You can examine cache statistics to measure its effectiveness. Statistics are either global or correspond to a specific URI.

var cache = HttpCache.newBuilder()
    .cacheOnDisk(Path.of(".cache"), 500 * 1024 * 1024)
    .build();

var stats = cache.stats();
System.out.println(stats.hitRate());
System.out.println(stats.missRate());
// Per URI statistics aren't recoded by default
var cache = HttpCache.newBuilder()
    .cacheOnDisk(Path.of(".cache"), 500 * 1024 * 1024)
    .statsRecorder(StatsRecorder.createConcurrentPerUriRecorder())
    .build();

var stats = cache.stats(URI.create("https://i.imgur.com/NYvl8Sy.mp4"));
System.out.println(stats.hitRate());
System.out.println(stats.missRate());

See HttpCache.Stats for all recorded statistics.

Limitations

  • The cache only stores responses to GETs.
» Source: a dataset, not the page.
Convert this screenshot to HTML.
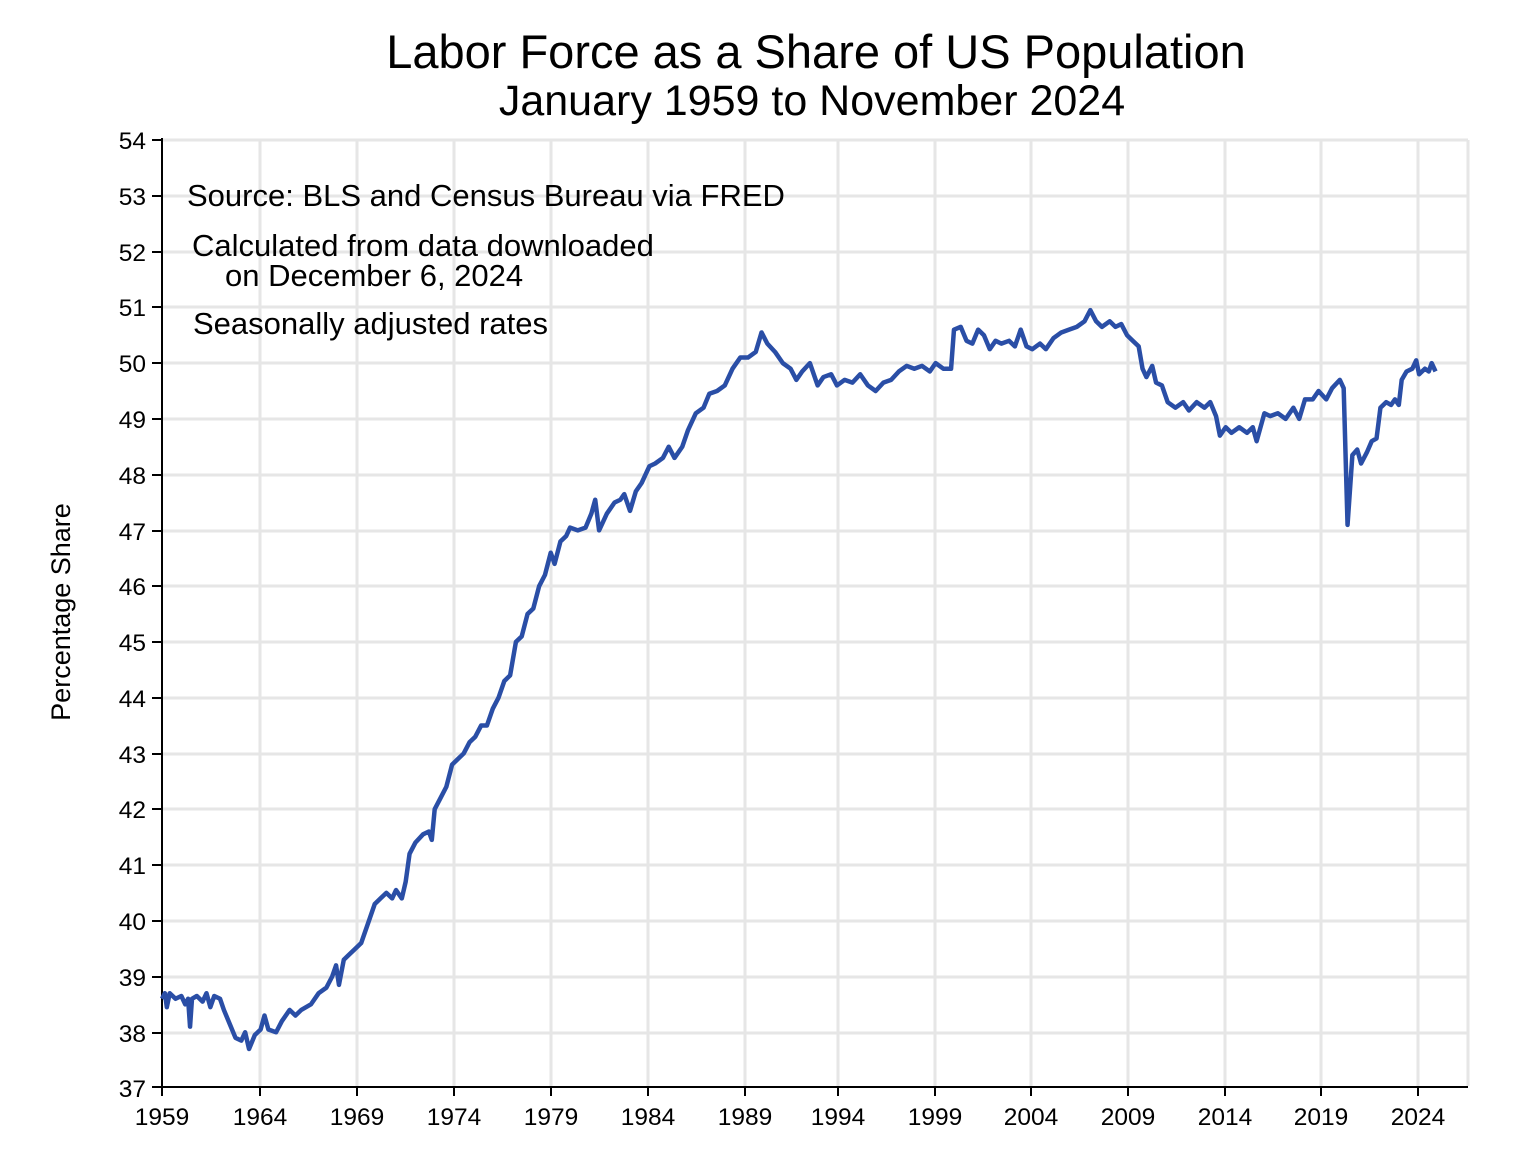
<!DOCTYPE html>
<html><head><meta charset="utf-8"><style>
html,body{margin:0;padding:0;background:#fff}
svg{display:block;font-family:"Liberation Sans",Arial,sans-serif}
</style></head><body>
<svg width="1534" height="1168" viewBox="0 0 1534 1168" xmlns="http://www.w3.org/2000/svg">
<rect width="1534" height="1168" fill="#fff"/>
<g stroke="#e6e6e6" stroke-width="3">
<line x1="162" y1="140" x2="1468" y2="140"/><line x1="162" y1="196" x2="1468" y2="196"/><line x1="162" y1="252" x2="1468" y2="252"/><line x1="162" y1="307" x2="1468" y2="307"/><line x1="162" y1="363" x2="1468" y2="363"/><line x1="162" y1="419" x2="1468" y2="419"/><line x1="162" y1="475" x2="1468" y2="475"/><line x1="162" y1="531" x2="1468" y2="531"/><line x1="162" y1="586" x2="1468" y2="586"/><line x1="162" y1="642" x2="1468" y2="642"/><line x1="162" y1="698" x2="1468" y2="698"/><line x1="162" y1="754" x2="1468" y2="754"/><line x1="162" y1="809" x2="1468" y2="809"/><line x1="162" y1="865" x2="1468" y2="865"/><line x1="162" y1="921" x2="1468" y2="921"/><line x1="162" y1="977" x2="1468" y2="977"/><line x1="162" y1="1033" x2="1468" y2="1033"/>
<line x1="260" y1="140" x2="260" y2="1086"/><line x1="357" y1="140" x2="357" y2="1086"/><line x1="454" y1="140" x2="454" y2="1086"/><line x1="551" y1="140" x2="551" y2="1086"/><line x1="648" y1="140" x2="648" y2="1086"/><line x1="745" y1="140" x2="745" y2="1086"/><line x1="838" y1="140" x2="838" y2="1086"/><line x1="935" y1="140" x2="935" y2="1086"/><line x1="1031" y1="140" x2="1031" y2="1086"/><line x1="1128" y1="140" x2="1128" y2="1086"/><line x1="1225" y1="140" x2="1225" y2="1086"/><line x1="1321" y1="140" x2="1321" y2="1086"/><line x1="1418" y1="140" x2="1418" y2="1086"/><line x1="1468" y1="140" x2="1468" y2="1086"/>
</g>
<g stroke="#000" stroke-width="2">
<line x1="162" y1="138" x2="162" y2="1088"/><line x1="160" y1="1087" x2="1468" y2="1087"/>
<line x1="152" y1="140" x2="162" y2="140"/><line x1="152" y1="196" x2="162" y2="196"/><line x1="152" y1="252" x2="162" y2="252"/><line x1="152" y1="307" x2="162" y2="307"/><line x1="152" y1="363" x2="162" y2="363"/><line x1="152" y1="419" x2="162" y2="419"/><line x1="152" y1="475" x2="162" y2="475"/><line x1="152" y1="531" x2="162" y2="531"/><line x1="152" y1="586" x2="162" y2="586"/><line x1="152" y1="642" x2="162" y2="642"/><line x1="152" y1="698" x2="162" y2="698"/><line x1="152" y1="754" x2="162" y2="754"/><line x1="152" y1="809" x2="162" y2="809"/><line x1="152" y1="865" x2="162" y2="865"/><line x1="152" y1="921" x2="162" y2="921"/><line x1="152" y1="977" x2="162" y2="977"/><line x1="152" y1="1033" x2="162" y2="1033"/><line x1="152" y1="1087" x2="162" y2="1087"/>
<line x1="162" y1="1087" x2="162" y2="1096"/><line x1="260" y1="1087" x2="260" y2="1096"/><line x1="357" y1="1087" x2="357" y2="1096"/><line x1="454" y1="1087" x2="454" y2="1096"/><line x1="551" y1="1087" x2="551" y2="1096"/><line x1="648" y1="1087" x2="648" y2="1096"/><line x1="745" y1="1087" x2="745" y2="1096"/><line x1="838" y1="1087" x2="838" y2="1096"/><line x1="935" y1="1087" x2="935" y2="1096"/><line x1="1031" y1="1087" x2="1031" y2="1096"/><line x1="1128" y1="1087" x2="1128" y2="1096"/><line x1="1225" y1="1087" x2="1225" y2="1096"/><line x1="1321" y1="1087" x2="1321" y2="1096"/><line x1="1418" y1="1087" x2="1418" y2="1096"/>
</g>
<g font-size="24.5" text-anchor="end" fill="#000">
<text x="146" y="149">54</text><text x="146" y="205">53</text><text x="146" y="261">52</text><text x="146" y="316">51</text><text x="146" y="372">50</text><text x="146" y="428">49</text><text x="146" y="484">48</text><text x="146" y="540">47</text><text x="146" y="595">46</text><text x="146" y="651">45</text><text x="146" y="707">44</text><text x="146" y="763">43</text><text x="146" y="818">42</text><text x="146" y="874">41</text><text x="146" y="930">40</text><text x="146" y="986">39</text><text x="146" y="1042">38</text><text x="146" y="1097">37</text>
</g>
<g font-size="24.5" text-anchor="middle" fill="#000">
<text x="162" y="1125">1959</text><text x="260" y="1125">1964</text><text x="357" y="1125">1969</text><text x="454" y="1125">1974</text><text x="551" y="1125">1979</text><text x="648" y="1125">1984</text><text x="745" y="1125">1989</text><text x="838" y="1125">1994</text><text x="935" y="1125">1999</text><text x="1031" y="1125">2004</text><text x="1128" y="1125">2009</text><text x="1225" y="1125">2014</text><text x="1321" y="1125">2019</text><text x="1418" y="1125">2024</text>
</g>
<text x="816" y="68" font-size="47" text-anchor="middle">Labor Force as a Share of US Population</text>
<text x="812" y="115" font-size="43" text-anchor="middle">January 1959 to November 2024</text>
<text x="70" y="612" font-size="27" text-anchor="middle" transform="rotate(-90 70 612)">Percentage Share</text>
<g font-size="31" fill="#000">
<text x="187" y="206">Source: BLS and Census Bureau via FRED</text>
<text x="192" y="256">Calculated from data downloaded</text>
<text x="225" y="286">on December 6, 2024</text>
<text x="193" y="334">Seasonally adjusted rates</text>
</g>
<g transform="translate(162,1088) scale(19.34,-55.76) translate(0,-37)">
<polyline fill="none" stroke="#2a4ea6" stroke-width="4.5" stroke-linejoin="round" vector-effect="non-scaling-stroke" points="0,38.6 0.15,38.7 0.25,38.45 0.4,38.7 0.7,38.6 1,38.65 1.2,38.5 1.35,38.6 1.45,38.1 1.55,38.6 1.8,38.65 2.1,38.55 2.3,38.7 2.5,38.45 2.7,38.65 3,38.6 3.2,38.4 3.5,38.15 3.8,37.9 4.1,37.85 4.3,38.0 4.5,37.7 4.8,37.95 5.1,38.05 5.3,38.3 5.5,38.05 5.9,38.0 6.2,38.2 6.6,38.4 6.9,38.3 7.2,38.4 7.7,38.5 8.1,38.7 8.5,38.8 8.8,39.0 9.0,39.2 9.15,38.85 9.4,39.3 9.7,39.4 10.0,39.5 10.3,39.6 10.7,40.0 11.0,40.3 11.3,40.4 11.6,40.5 11.9,40.4 12.1,40.55 12.4,40.4 12.6,40.7 12.8,41.2 13.1,41.4 13.5,41.55 13.8,41.6 13.95,41.45 14.1,42.0 14.4,42.2 14.7,42.4 15.0,42.8 15.3,42.9 15.6,43.0 15.9,43.2 16.2,43.3 16.5,43.5 16.8,43.5 17.1,43.8 17.4,44.0 17.7,44.3 18.0,44.4 18.3,45.0 18.6,45.1 18.9,45.5 19.2,45.6 19.5,46.0 19.8,46.2 20.1,46.6 20.3,46.4 20.6,46.8 20.9,46.9 21.1,47.05 21.5,47.0 21.9,47.05 22.2,47.3 22.4,47.55 22.6,47.0 23.0,47.3 23.4,47.5 23.7,47.55 23.9,47.65 24.2,47.35 24.5,47.7 24.8,47.85 25.2,48.15 25.5,48.2 25.9,48.3 26.2,48.5 26.5,48.3 26.9,48.5 27.2,48.8 27.6,49.1 28.0,49.2 28.3,49.45 28.7,49.5 29.1,49.6 29.5,49.9 29.9,50.1 30.3,50.1 30.7,50.2 31.0,50.55 31.3,50.35 31.7,50.2 32.1,50.0 32.5,49.9 32.8,49.7 33.1,49.85 33.5,50.0 33.9,49.6 34.2,49.75 34.6,49.8 34.9,49.6 35.3,49.7 35.7,49.65 36.1,49.8 36.5,49.6 36.9,49.5 37.3,49.65 37.7,49.7 38.1,49.85 38.5,49.95 38.9,49.9 39.3,49.95 39.7,49.85 40.0,50.0 40.4,49.9 40.8,49.9 40.95,50.6 41.3,50.65 41.6,50.4 41.9,50.35 42.2,50.6 42.5,50.5 42.8,50.25 43.1,50.4 43.4,50.35 43.8,50.4 44.1,50.3 44.4,50.6 44.7,50.3 45.0,50.25 45.4,50.35 45.7,50.25 46.1,50.45 46.5,50.55 46.9,50.6 47.3,50.65 47.7,50.75 48.0,50.95 48.3,50.75 48.6,50.65 49.0,50.75 49.3,50.65 49.6,50.7 49.9,50.5 50.2,50.4 50.5,50.3 50.7,49.9 50.9,49.75 51.2,49.95 51.4,49.65 51.7,49.6 52.0,49.3 52.4,49.2 52.8,49.3 53.1,49.15 53.5,49.3 53.9,49.2 54.2,49.3 54.5,49.05 54.7,48.7 55.0,48.85 55.3,48.75 55.7,48.85 56.1,48.75 56.4,48.85 56.6,48.6 57.0,49.1 57.3,49.05 57.7,49.1 58.1,49.0 58.5,49.2 58.8,49.0 59.1,49.35 59.5,49.35 59.8,49.5 60.2,49.35 60.5,49.55 60.9,49.7 61.1,49.55 61.3,47.1 61.55,48.35 61.8,48.45 62.0,48.2 62.3,48.4 62.55,48.6 62.8,48.65 63.0,49.2 63.3,49.3 63.55,49.25 63.75,49.35 63.95,49.25 64.1,49.7 64.35,49.85 64.65,49.9 64.85,50.05 65.0,49.8 65.3,49.9 65.5,49.85 65.65,50.0 65.85,49.85"/>
</g>
</svg>
</body></html>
This is typical for most caches.
  • The cache never stores partial responses.
  • Only the most recent response variant can be stored.
  • The cache doesn't store responses that have a Vary header with any of the values: Cookie, Cookie2, Authorization, Proxy-Authroization. The first two if the client has a configured CookieHandler, the latter two if the client has a configured Authentciator. That's because HttpClient can implicitly add these to requests, so Methanol won't be able to access their values to match requests against.